Here is a relevant questions to me:
Does the CPU fetch the word you are dealing with in a single operation?
Some processor might allow memory access to a variable that happens to be not aligned in memory by doing two fetches one after the other - non atomically of course.
In that case, problems would arise if another thread interjects writing on that area of memory while the first thread had fetched already the first part of the word and then fetches the second part when the other thread has already modified the word.
thread 1 fetches first part of a XXXX
thread 1 fetches second part of a YYYY
thread 2 fetches first part of a XXXX
thread 1 increments double represented as XXXXYYYY that becomes ZZZZWWWW by adding b
thread 1 writes back in memory ZZZZ
thread 1 writes back in memory WWWW
thread 2 fetches second part of a that is now WWWW
thread 2 increments double represented as XXXXWWWW that becomes VVVVPPPP by adding b
thread 2 writes back in memory VVVV
thread 2 writes back in memory PPPP
For keeping it compact I used one character to represent 8 bits.
Now XXXXWWWW
and VVVVPPPP
are going to be representation of total different floating point values than the one you would have expected. That is because you ended up mixing two parts of two different binary representation (IEEE-754) of double variables.
Said that, I know that in certain ARM based architectures data access are not allowed (that would cause a trap to be generated), but I suspect that Intel processors do allow that instead.
Therefore, if your variable a
is aligned, your result can be any of
a+1.23, a+2.34, a+1.23+2.34
if your variable might be mis-aligned (i.e. has got an address that is not a multiple of 8) your result can be any of
a+1.23, a+2.34, a+1.23+2.34 or a rubbish value
As a further note, please bear in mind that even if your environment alignof(double) == 8
that is not necessarily enough to conclude you are not going to have misalignment issues. All depends from where your particular variable comes from. Consider the following (or run it here):
#pragma push()
#pragma pack(1)
struct Packet
{
unsigned char val1;
unsigned char val2;
double val3;
unsigned char val4;
unsigned char val5;
};
#pragma pop()
int main()
{
static_assert(alignof(double) == 8);
double d;
add(d,1.23); // your a parameter is aligned
Packet p;
add(p.val3,1.23); // your a parameter is now NOT aligned
return 0;
}
Therefore asserting alignof()
doesn't necessarily guarantee your variable is aligned. If your variable is not involved in any packing then you should be OK.

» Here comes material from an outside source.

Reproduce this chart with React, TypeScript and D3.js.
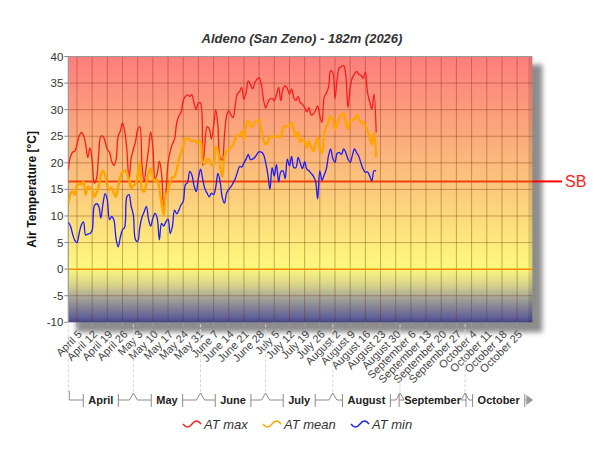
import * as d3 from "d3";
import { useEffect, useRef } from "react";

// daily values from 1 April 2026
const START = new Date(2026, 3, 1);
const END = new Date(2026, 10, 1);

const tMax = [
  18.7, 21.2, 22.0, 22.2, 23.5, 25.0, 25.7, 25.2, 23.5, 21.0, 22.8, 20.5, 16.2, 17.0, 21.5, 25.0, 25.0, 24.0, 22.5, 22.0,
  20.3, 19.5, 20.5, 25.0, 26.0, 27.5, 26.0, 22.5, 16.8, 20.9, 22.5, 24.0, 26.2, 26.8, 19.5, 16.5, 19.5, 22.5, 25.8, 23.0,
  17.0, 18.0, 20.3, 18.0, 11.8, 14.5, 20.0, 22.2, 23.5, 24.5, 27.5, 28.8, 29.5, 31.7, 32.5, 32.8, 32.5, 32.8, 31.2, 30.0,
  31.3, 31.2, 19.5, 23.5, 26.8, 26.4, 24.5, 26.8, 30.0, 27.0, 21.0, 20.5, 25.0, 28.8, 29.8, 29.0, 28.5, 30.8, 33.0, 33.4,
  34.2, 32.0, 33.2, 35.4, 34.7, 33.9, 35.0, 35.7, 36.0, 34.8, 32.0, 30.3, 31.3, 32.0, 32.1, 31.7, 32.8, 34.2, 31.7, 33.9,
  34.5, 34.0, 32.9, 33.9, 32.3, 31.7, 32.5, 31.3, 31.0, 30.4, 29.6, 30.4, 29.0, 29.2, 29.8, 30.7, 28.8, 27.6, 32.3, 33.1,
  34.2, 37.3, 37.0, 32.1, 35.7, 37.9, 38.1, 38.3, 36.4, 30.4, 34.2, 36.0, 36.7, 37.2, 36.6, 36.5, 35.9, 37.1, 33.2, 31.5,
  30.1, 32.9, 25.7,
];

const tMean = [
  12.4, 14.2, 14.6, 14.0, 15.7, 16.1, 15.9, 16.5, 14.0, 15.5, 15.3, 14.9, 13.6, 14.3, 15.5, 17.7, 18.5, 17.7, 15.7, 14.9,
  15.3, 14.3, 13.6, 15.5, 17.4, 18.3, 18.6, 18.1, 16.8, 15.2, 15.7, 16.0, 17.7, 20.2, 14.9, 14.6, 16.0, 17.9, 19.0, 17.1,
  16.5, 16.8, 15.0, 12.4, 10.2, 14.0, 14.6, 16.5, 17.3, 17.4, 18.7, 20.6, 22.0, 23.2, 24.6, 24.6, 24.4, 24.0, 24.2, 24.0,
  23.7, 24.2, 20.2, 19.8, 20.7, 20.6, 19.6, 19.6, 23.1, 22.3, 19.5, 17.3, 21.0, 22.2, 22.5, 22.9, 23.4, 24.4, 25.2, 25.2,
  25.9, 24.4, 27.3, 27.9, 26.9, 26.9, 27.6, 27.9, 28.1, 26.3, 24.4, 23.5, 23.9, 24.8, 24.9, 24.9, 25.1, 24.8, 24.9, 26.3,
  26.9, 26.9, 27.0, 27.6, 26.3, 24.8, 25.8, 23.9, 24.4, 24.1, 22.9, 24.0, 22.9, 22.2, 23.5, 24.8, 22.6, 21.9, 25.4, 26.8,
  27.6, 28.8, 28.3, 26.2, 27.3, 28.5, 29.1, 29.3, 27.6, 26.3, 27.9, 28.1, 28.2, 29.1, 28.2, 27.6, 27.6, 26.9, 26.0, 24.8,
  23.5, 25.6, 21.0,
];

const tMin = [
  8.8, 8.1, 6.6, 5.4, 5.0, 6.7, 8.3, 8.9, 6.4, 6.6, 6.7, 7.3, 11.9, 12.3, 11.9, 9.6, 12.3, 14.2, 13.0, 9.3,
  9.9, 9.3, 5.8, 4.2, 6.0, 7.4, 7.9, 13.6, 14.0, 11.8, 10.2, 5.5, 5.2, 7.9, 9.8, 10.8, 11.8, 9.4, 8.1, 9.6,
  10.5, 9.6, 5.5, 8.6, 8.1, 8.9, 9.4, 6.7, 8.0, 11.1, 10.4, 11.1, 12.1, 12.7, 15.9, 16.3, 18.4, 17.7, 15.7, 14.6,
  17.1, 18.8, 16.9, 15.1, 14.3, 13.6, 14.3, 14.0, 15.4, 18.0, 16.5, 13.5, 12.4, 14.3, 15.0, 15.5, 16.2, 17.0, 18.2, 19.3,
  19.2, 20.0, 20.7, 21.6, 20.6, 20.7, 21.0, 21.6, 22.1, 22.0, 21.6, 20.1, 17.9, 15.0, 19.1, 17.5, 19.7, 16.4, 18.3, 18.5,
  17.0, 20.7, 19.4, 21.2, 19.1, 19.1, 21.0, 19.9, 18.9, 20.2, 18.8, 18.5, 18.0, 17.5, 16.6, 13.2, 18.5, 16.7, 17.7, 18.8,
  21.3, 22.6, 20.8, 20.1, 21.8, 21.9, 21.6, 22.6, 21.9, 20.7, 20.1, 21.4, 22.6, 21.9, 21.2, 19.9, 18.8, 18.2, 18.3, 17.5,
  16.6, 18.5, 18.5,
];

const seriesNames = ["AT max", "AT mean", "AT min"];
const seriesColors = ["#ff1a1a", "#ffa500", "#1a1aff"];
const seriesWidths = [1.3, 2.4, 1.3];
const yTicks = [-10, -5, 0, 5, 10, 15, 20, 25, 30, 35, 40];
const monthNames = ["April", "May", "June", "July", "August", "September", "October"];
const SB_VALUE = 16.5;
const TITLE = "Aldeno (San Zeno) - 182m (2026)";
const Y_LABEL = "Air Temperature [°C]";

const FONT = "'Liberation Sans', Arial, sans-serif";

export default function App() {
  const ref = useRef<SVGSVGElement | null>(null);

  useEffect(() => {
    const el = ref.current;
    if (!el) return;
    const svg = d3.select(el);
    svg.selectAll("*").remove();

    const L = 68.3;
    const R = 532.3;
    const T = 56.5;
    const B = 322.3;

    const x = d3.scaleTime().domain([START, END]).range([L, R]);
    const y = d3.scaleLinear().domain([-10, 40]).range([B, T]);

    const defs = svg.append("defs");
    const grad = defs
      .append("linearGradient")
      .attr("id", "bg")
      .attr("x1", 0)
      .attr("y1", 0)
      .attr("x2", 0)
      .attr("y2", 1);
    const stops: [number, string][] = [
      [0, "#ff7d7d"],
      [0.2, "#fc9b7c"],
      [0.4, "#fbba7c"],
      [0.6, "#fcd97c"],
      [0.74, "#fdf17c"],
      [0.8, "#fdf87e"],
      [0.86, "#d6d38a"],
      [0.9, "#aeac97"],
      [1, "#4f4f98"],
    ];
    stops.forEach(([o, c]) => grad.append("stop").attr("offset", o).attr("stop-color", c));

    const sh = defs
      .append("filter")
      .attr("id", "sh")
      .attr("x", "-10%")
      .attr("y", "-10%")
      .attr("width", "120%")
      .attr("height", "120%");
    sh.append("feGaussianBlur").attr("stdDeviation", 2.5);

    defs
      .append("clipPath")
      .attr("id", "plotclip")
      .append("rect")
      .attr("x", L)
      .attr("y", T)
      .attr("width", R - L)
      .attr("height", B - T);

    // drop shadow
    svg
      .append("rect")
      .attr("x", L + 8)
      .attr("y", T + 8)
      .attr("width", R - L + 2)
      .attr("height", B - T + 2)
      .attr("fill", "#8c8c8c")
      .attr("filter", "url(#sh)");

    svg
      .append("rect")
      .attr("x", L)
      .attr("y", T)
      .attr("width", R - L)
      .attr("height", B - T)
      .attr("fill", "url(#bg)");

    // bevel on right / bottom edges
    svg
      .append("rect")
      .attr("x", R - 4)
      .attr("y", T)
      .attr("width", 4)
      .attr("height", B - T)
      .attr("fill", "rgba(0,0,0,0.12)");
    svg
      .append("rect")
      .attr("x", L)
      .attr("y", B - 3)
      .attr("width", R - L)
      .attr("height", 3)
      .attr("fill", "rgba(0,0,0,0.08)");

    const weeks = d3.timeSunday.range(START, END);
    const grid = svg.append("g").attr("stroke", "rgba(110,40,10,0.36)").attr("stroke-width", 1);
    weeks.forEach((d) => {
      grid
        .append("line")
        .attr("x1", x(d))
        .attr("x2", x(d))
        .attr("y1", T)
        .attr("y2", B);
    });
    yTicks
      .filter((v) => v !== -10 && v !== 40 && v !== 0)
      .forEach((v) => {
        grid
          .append("line")
          .attr("x1", L)
          .attr("x2", R)
          .attr("y1", y(v))
          .attr("y2", y(v));
      });

    // zero line
    svg
      .append("line")
      .attr("x1", L)
      .attr("x2", R)
      .attr("y1", y(0))
      .attr("y2", y(0))
      .attr("stroke", "#ff8c00")
      .attr("stroke-width", 1.5);

    // frame
    svg
      .append("path")
      .attr("d", `M${L},${B}V${T}H${R}`)
      .attr("fill", "none")
      .attr("stroke", "#9a9a9a")
      .attr("stroke-width", 1.2);

    // SB threshold
    svg
      .append("line")
      .attr("x1", L)
      .attr("x2", R)
      .attr("y1", y(SB_VALUE))
      .attr("y2", y(SB_VALUE))
      .attr("stroke", "#f2400c")
      .attr("stroke-width", 2);
    svg
      .append("line")
      .attr("x1", R)
      .attr("x2", 562)
      .attr("y1", y(SB_VALUE))
      .attr("y2", y(SB_VALUE))
      .attr("stroke", "#ff0000")
      .attr("stroke-width", 2);
    svg
      .append("text")
      .attr("x", 565)
      .attr("y", y(SB_VALUE) + 5.5)
      .attr("fill", "#ff2020")
      .attr("font-family", FONT)
      .attr("font-size", 16)
      .text("SB");

    // series
    const series = [tMax, tMean, tMin];
    const line = d3
      .line<number>()
      .x((_, i) => x(d3.timeDay.offset(START, i)))
      .y((v) => y(v))
      .curve(d3.curveCatmullRom.alpha(0.5));
    const lines = svg.append("g").attr("clip-path", "url(#plotclip)");
    series.forEach((s, k) => {
      lines
        .append("path")
        .datum(s)
        .attr("fill", "none")
        .attr("stroke", seriesColors[k])
        .attr("stroke-width", seriesWidths[k])
        .attr("stroke-linejoin", "round")
        .attr("d", line);
    });

    // y axis
    const ya = svg.append("g").attr("font-family", FONT).attr("font-size", 11.5).attr("fill", "#333");
    yTicks.forEach((v) => {
      ya.append("line")
        .attr("x1", L - 4)
        .attr("x2", L)
        .attr("y1", y(v))
        .attr("y2", y(v))
        .attr("stroke", "#888");
      ya.append("text")
        .attr("x", L - 5)
        .attr("y", y(v) + 4)
        .attr("text-anchor", "end")
        .text(String(v));
    });

    svg
      .append("text")
      .attr("transform", `translate(36,${(T + B) / 2}) rotate(-90)`)
      .attr("text-anchor", "middle")
      .attr("font-family", FONT)
      .attr("font-weight", "bold")
      .attr("font-size", 12)
      .attr("fill", "#111")
      .text(Y_LABEL);

    svg
      .append("text")
      .attr("x", 302)
      .attr("y", 43)
      .attr("text-anchor", "middle")
      .attr("font-family", FONT)
      .attr("font-weight", "bold")
      .attr("font-style", "italic")
      .attr("font-size", 13)
      .attr("fill", "#333")
      .text(TITLE);

    // x axis: weekly ticks and rotated labels
    const fmt = d3.timeFormat("%B %-d");
    const xa = svg.append("g").attr("font-family", FONT).attr("font-size", 11).attr("fill", "#444");
    weeks.forEach((d) => {
      xa.append("line")
        .attr("x1", x(d))
        .attr("x2", x(d))
        .attr("y1", B)
        .attr("y2", B + 5)
        .attr("stroke", "#999");
      xa.append("text")
        .attr("transform", `translate(${x(d) + 3},${B + 10}) rotate(-45)`)
        .attr("text-anchor", "end")
        .attr("dy", "0.35em")
        .text(fmt(d));
    });

    // month row
    const monthStarts = d3.timeMonth.range(START, END);
    const rowY = 400;
    const mg = svg.append("g");
    monthStarts.forEach((m) => {
      mg.append("line")
        .attr("x1", x(m))
        .attr("x2", x(m))
        .attr("y1", B + 2)
        .attr("y2", rowY - 8)
        .attr("stroke", "#d6d6d6")
        .attr("stroke-dasharray", "3,2");
    });
    monthStarts.forEach((m, i) => {
      const a = x(m);
      const b = Math.min(x(d3.timeMonth.offset(m, 1)), R);
      const c = (a + b) / 2;
      const t = mg
        .append("text")
        .attr("x", c)
        .attr("y", rowY + 4)
        .attr("text-anchor", "middle")
        .attr("font-family", FONT)
        .attr("font-weight", "bold")
        .attr("font-size", 11)
        .attr("fill", "#222")
        .text(monthNames[i]);
      const w = (t.node() as SVGTextElement).getComputedTextLength();
      const lt = c - w / 2 - 5;
      const rt = c + w / 2 + 5;
      const first = i === 0;
      const last = i === monthStarts.length - 1;
      const left = first
        ? `M${a + 1},${rowY - 9}V${rowY}H${lt}`
        : `M${a},${rowY - 7}L${a + 4},${rowY}H${lt}`;
      const right = last ? `M${rt},${rowY}H${R - 6}` : `M${rt},${rowY}H${b - 4}L${b},${rowY - 7}`;
      mg.append("path")
        .attr("d", `${left}M${lt},${rowY - 6}V${rowY + 7}M${rt},${rowY - 6}V${rowY + 7}${right}`)
        .attr("fill", "none")
        .attr("stroke", "#8a8a8a")
        .attr("stroke-width", 1);
      if (last) {
        mg.append("path")
          .attr("d", `M${R - 6},${rowY - 5}L${R + 1},${rowY}L${R - 6},${rowY + 5}Z`)
          .attr("fill", "#9a9a9a");
      }
    });

    // legend
    const legendX = [183, 263, 351];
    const legendY = 424;
    const lg = svg.append("g");
    seriesNames.forEach((name, k) => {
      const lx = legendX[k];
      lg.append("path")
        .attr("d", `M${lx},${legendY}Q${lx + 4.5},${legendY + 6} ${lx + 9},${legendY}T${lx + 18},${legendY}`)
        .attr("fill", "none")
        .attr("stroke", seriesColors[k])
        .attr("stroke-width", 1.3);
      lg.append("text")
        .attr("x", lx + 21)
        .attr("y", legendY + 5)
        .attr("font-family", FONT)
        .attr("font-style", "italic")
        .attr("font-size", 13)
        .attr("fill", "#333")
        .text(name);
    });
  }, []);

  return (
    <svg
      ref={ref}
      width={600}
      height={450}
      style={{ position: "absolute", left: 0, top: 0, background: "#fff" }}
    />
  );
}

Please allow me just a disclaimer for whoever else is reading this answer: using std::atomic<double>
in these situations is the best compromise in term of implementation effort and performance to achieve thread safety. There are CPUs architectures that have special efficient instructions for dealing with atomic variables without injecting heavy fences. That might end up satisfying your performance requirements already.